In the early '90s comic series Dark Empire, Emperor Palpatine comes back to life six years after the Battle of Endor by cloning himself and using his Force powers to transfer his consciousness to a cloned body. In the original Thrawn Trilogy, it's revealed that Palpatine made a clone of a Jedi Master Jorus C'baoth, and the clone was named Joruus C'baoth. After Palpatine's death, the cloned Jedi master ordered the creation of a Luke Skywalker clone named Luuke Skywalker.
Sadly, Rey does not have a U in it, meaning this bizarre "extra U" naming convention couldn't be continued, but the idea of Palpatine being involved in cloning and making clones of powerful Force users isn't a new one. It's also possible that Rey — the main one that we've been following from the start — has been a clone herself the whole time, and Dark Rey is just another clone. Giving Rey this cloned backstory would have the added benefit of technically not undoing The Last Jedi's reveal that her parents were nobodies while also fulfilling J.J. Abrams' desire to make everything an interconnected puzzle box.
C-3PO'S RED EYES MEAN HE'S EVIL
Enough about Dark Rey, though. Let's talk about the potential heel turn of another Star Wars character, one who has been there since the very beginning and has always been a good guy. A quick shot in the Rise of Skywalker trailer shows C-3PO with red eyes. Was Threepio high on death sticks, or does this indicate that he's broken bad?
Perhaps not. One leading theory is that the red eyes are part of a new "battle mode," which makes a certain amount of sense, as an early poster for the movie showed the normally passive Threepio carrying Chewbacca's bowcaster.
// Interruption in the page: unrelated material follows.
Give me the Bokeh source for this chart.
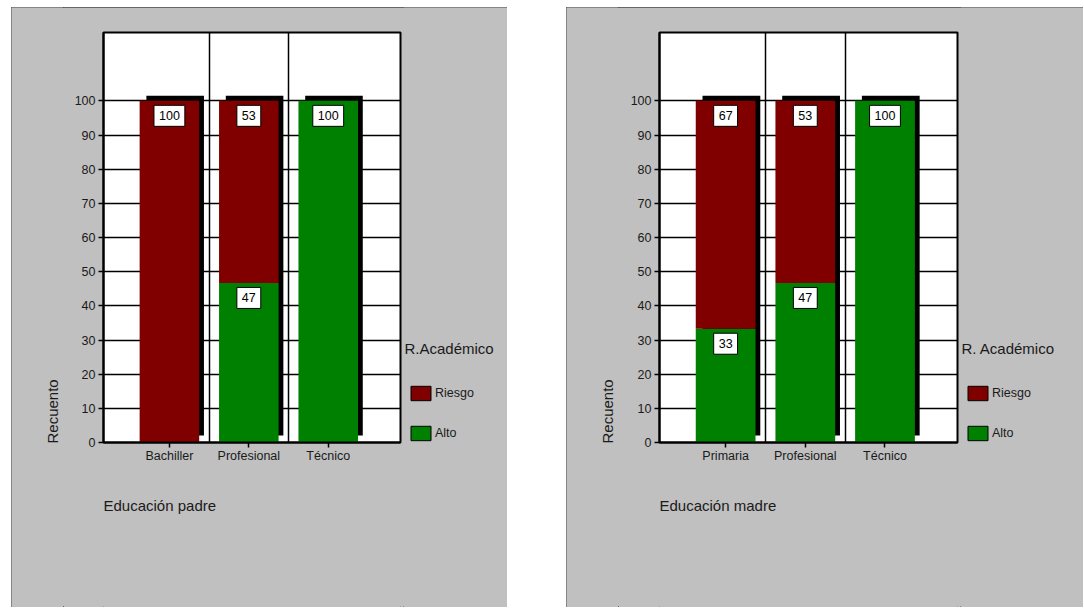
from math import pi
from bokeh.plotting import figure
from bokeh.models import (FixedTicker, Label, Legend, LegendItem, Range1d, Spacer)
from bokeh.layouts import row, column
from bokeh.embed import file_html
from bokeh.resources import INLINE

# ---------------- data ----------------
padre_cats = ["Bachiller", "Profesional", "Técnico"]
padre_alto = [0, 46.7, 100]
padre_riesgo = [100, 53.3, 0]

madre_cats = ["Primaria", "Profesional", "Técnico"]
madre_alto = [33.3, 46.7, 100]
madre_riesgo = [66.7, 53.3, 0]

y_ticks = [0, 10, 20, 30, 40, 50, 60, 70, 80, 90, 100]
series_names = ["Riesgo", "Alto"]
y_title = "Recuento"

# ---------------- styles ----------------
FONT = "'Liberation Sans Narrow', 'Liberation Sans', Arial, sans-serif"
SMALL = "12.5px"
BIG = "15px"
RED = "#800000"
GREEN = "#008000"
GRAY = "#c0c0c0"
TXT = "#1a1a1a"
X0, X1 = 0.17, 3.91
Y0, Y1 = 0, 120
H = 600            # total panel height
MAIN_H = 475       # chart figure height
TOP_B, FRAME_H = 25, 410
REC_W = 52


def text_fig(w, h, xr=None):
    f = figure(width=w, height=h, x_range=Range1d(0, xr if xr else w),
               y_range=Range1d(0, h),
               min_border=0, x_axis_location=None, y_axis_location=None,
               toolbar_location=None, output_backend="svg")
    f.background_fill_color = GRAY
    f.border_fill_color = GRAY
    f.outline_line_color = None
    f.grid.visible = False
    return f


def make_panel(cats, alto, riesgo, xlabel, legend_title, left_b, frame_w, leg_w):
    main_w = left_b + frame_w + 3
    p = figure(width=main_w, height=MAIN_H,
               x_range=Range1d(X0, X1), y_range=Range1d(Y0, Y1),
               output_backend="svg", toolbar_location=None,
               min_border_left=left_b, min_border_right=3,
               min_border_top=TOP_B, min_border_bottom=MAIN_H - TOP_B - FRAME_H)
    p.background_fill_color = "white"
    p.border_fill_color = GRAY
    p.outline_line_color = "black"
    p.outline_line_width = 2

    def px_y(dy):
        return Y0 + dy * (Y1 - Y0) / FRAME_H

    xs = [i + 1 for i in range(len(cats))]
    tops = [a + r for a, r in zip(alto, riesgo)]

    # shadows
    p.quad(left=[x - 0.29 for x in xs], right=[x + 0.435 for x in xs],
           bottom=[px_y(7)] * len(xs), top=[t + px_y(5) for t in tops],
           fill_color="black", line_color=None)
    # stacked bars
    p.vbar(x=xs, bottom=[0] * len(xs), top=alto, width=0.75,
           fill_color=GREEN, line_color=None)
    p.vbar(x=xs, bottom=alto, top=tops, width=0.75,
           fill_color=RED, line_color=None)

    # value labels
    for x, a, r in zip(xs, alto, riesgo):
        for top, v in ((a, a), (a + r, r)):
            if v > 0:
                p.add_layout(Label(x=x, y=top, text=str(int(round(v))),
                                   text_align="center", text_baseline="middle",
                                   y_offset=-15, text_font=FONT,
                                   text_font_size=SMALL, text_color="black",
                                   background_fill_color="white",
                                   border_line_color="black", border_line_width=1,
                                   padding=(5, 6)))

    # axes
    p.xaxis.ticker = FixedTicker(ticks=xs)
    p.xaxis.major_label_overrides = {x: c for x, c in zip(xs, cats)}
    p.yaxis.ticker = FixedTicker(ticks=y_ticks)
    for ax in (p.xaxis[0], p.yaxis[0]):
        ax.axis_line_width = 2
        ax.axis_line_color = "black"
        ax.major_tick_out = 5
        ax.major_tick_in = 0
        ax.minor_tick_out = 0
        ax.minor_tick_in = 0
        ax.major_tick_line_width = 1.5
        ax.major_label_text_font = FONT
        ax.major_label_text_font_size = SMALL
        ax.major_label_text_color = TXT
        ax.major_label_standoff = 3
    p.xaxis.major_label_standoff = 1

    # grids
    p.xgrid.ticker = FixedTicker(ticks=[1.5, 2.5])
    p.ygrid.ticker = FixedTicker(ticks=y_ticks)
    for g in (p.xgrid[0], p.ygrid[0]):
        g.grid_line_color = "black"
        g.grid_line_width = 1.5
        g.grid_line_alpha = 1

    # y title (left strip)
    rec = text_fig(REC_W, H)
    rec.add_layout(Label(x=41, y=164, text=y_title, angle=pi / 2,
                         text_align="left", text_baseline="middle", text_font=FONT,
                         text_font_size=BIG, text_color=TXT))

    # x title (under the chart; its frame lines up with the chart frame)
    xl = text_fig(main_w, H - MAIN_H, xr=frame_w)
    xl.add_layout(Label(x=0, y=102, text=xlabel,
                        text_align="left", text_baseline="alphabetic", text_font=FONT,
                        text_font_size=BIG, text_color=TXT))

    # legend strip
    lg = text_fig(leg_w, H)
    la = lg.vbar(x=xs, bottom=[0] * len(xs), top=alto, width=0.75,
                 fill_color=GREEN, line_color="black", visible=False)
    lr = lg.vbar(x=xs, bottom=alto, top=tops, width=0.75,
                 fill_color=RED, line_color="black", visible=False)
    lg.add_layout(Label(x=1, y=259, text=legend_title,
                        text_align="left", text_baseline="alphabetic", text_font=FONT,
                        text_font_size=BIG, text_color=TXT))
    leg = Legend(items=[LegendItem(label=series_names[0], renderers=[lr]),
                        LegendItem(label=series_names[1], renderers=[la])],
                 location=(5, 165), orientation="vertical",
                 glyph_width=25, glyph_height=18, label_height=18, spacing=22,
                 padding=0, margin=0, label_standoff=2,
                 label_text_font=FONT, label_text_font_size=SMALL,
                 label_text_color=TXT, background_fill_alpha=0,
                 border_line_color=None)
    lg.add_layout(leg)

    panel = row(rec, column(p, xl), lg)
    panel.styles = {"outline": "1px solid #4a4a4a", "outline-offset": "-1px",
                    "background-color": GRAY}
    return panel


panel1 = make_panel(padre_cats, padre_alto, padre_riesgo, "Educación padre",
                    "R.Académico", 40, 297, 104)
panel2 = make_panel(madre_cats, madre_alto, madre_riesgo, "Educación madre",
                    "R. Académico", 41, 298, 123)

layout = column(Spacer(width=10, height=7),
                row(Spacer(width=11, height=H), panel1, Spacer(width=59, height=H), panel2))

open("out.html", "w").write(file_html(layout, INLINE))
Other theories suggest he's got red eyes because his programming has been taken over by the bad guys, which could happen. Less likely is the idea that he's turned evil because of some deep code that his creator, Anakin Skywalker, buried in him decades ago that has only just been activated by Palpatine's ghost or someone in the First Order. Star Wars already has plenty of blasters, so it doesn't need to turn C-3PO's hidden code into the galaxy's most pointless Chekhov's Gun.
SONY AND DISNEY ARE PLAYING THREE-DIMENSIONAL CHESS, IRRESPONSIBLE CONSPIRACY THEORY ALLEGES
Reporting on fan theories — reporting on all fiction, really — is an inherently weird form of journalism. Journalism should be about reporting on the truth, which doesn't quite exist in the same way when you're dealing with made-up characters in a made-up story, and especially not when the story is about speculative fan theories. But that's fine — there can and should be different standards for "reporting" on fiction, although good pop-culture journalism should still have some sort of standards, rather than just writing about any baseless theory in an attempt to get clicks.
The problem with this theory, though, is that it's not about fiction. It's suggesting that Sony and Disney — two real-life companies with shareholders and motivations that are much bigger and more expensive than who Spider-Man fights — have cooked up a "brilliant scheme." Allegedly, the whole fight over Spider-Man is actually just a ploy to bring him back to the MCU in five years to great fanfare.
This is not a fan theory, it's a conspiracy theory. It's not making a guess about why a robot may or may not be evil, but making baseless claims about the real world. It's misleading readers rather than informing them, which is, you know, not great journalism.